Communication-Efficient Personalized Federal Graph Learning via Low-Rank Decomposition

TL;DR

The proposed CEFGL method (with GIN as the base model) improves accuracy by 5.64\% on cross-datasets setting CHEM, reduces communication bits by a factor of 18.58, and reduces the communication time by a factor of 1.65.

Abstract

Federated graph learning (FGL) has gained significant attention for enabling heterogeneous clients to process their private graph data locally while interacting with a centralized server, thus maintaining privacy. However, graph data on clients are typically non-IID, posing a challenge for a single model to perform well across all clients. Another major bottleneck of FGL is the high cost of communication. To address these challenges, we propose a communication-efficient personalized federated graph learning algorithm, CEFGL. Our method decomposes the model parameters into low-rank generic and sparse private models. We employ a dual-channel encoder to learn sparse local knowledge in a personalized manner and low-rank global knowledge in a shared manner. Additionally, we perform multiple local stochastic gradient descent iterations between communication phases and integrate efficient compression techniques into the algorithm. The advantage of CEFGL lies in its ability to capture common and individual knowledge more precisely. By utilizing low-rank and sparse parameters along with compression techniques, CEFGL significantly reduces communication complexity. Extensive experiments demonstrate that our method achieves optimal classification accuracy in a variety of heterogeneous environments across sixteen datasets. Specifically, compared to the state-of-the-art method FedStar, the proposed method (with GIN as the base model) improves accuracy by 5.64\% on cross-datasets setting CHEM, reduces communication bits by a factor of 18.58, and reduces the communication time by a factor of 1.65.

Figures (7)

• Figure 1: Illustration of the CEFGL framework. The process begins with the client transforming the input feature data into vectors of consistent dimensions using a multilayer perceptron (MLP).
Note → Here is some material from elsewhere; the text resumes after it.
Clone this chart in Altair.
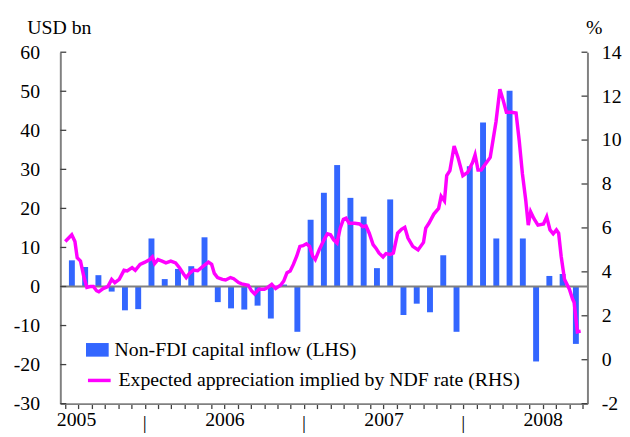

The client then performs local training to obtain the initial model. During this phase, the client trains the model with its local data while keeping the model parameters $\bm{W}_i^t$ frozen. Simultaneously, the sparsification components, which aim to reduce the complexity of the model, are fine-tuned. After local training, the client compresses the trained model using low-rank approximation techniques to reduce its size and upload it to the server. On the server side, the local gradients and the global model are updated based on the local model information received from the client. Finally, the server compresses the updated global model using low-rank methods and sends it back to the client. This process ensures efficient communication and model updates, promoting collaboration across distributed clients while minimizing communication overhead.
• Figure 2: Variation of test accuracy and loss with the number of communication rounds for different sparse ratios $\beta$.
• Figure 3: Variation of test accuracy and loss with the number of communication rounds for different communication probabilities $p$.
• Figure 4: Test accuracy and loss of CEFGL after employing quantization compression $Q_r(\cdot)$. The number of quantization bits $r$ is set to $r \in \{4,8,16,32\}$.
• Figure 5: (a) Accuracy on CHEM when clients accidentally drop out with different probabilities $\rho$. (b) The distributions' corresponding probability density functions (PDF).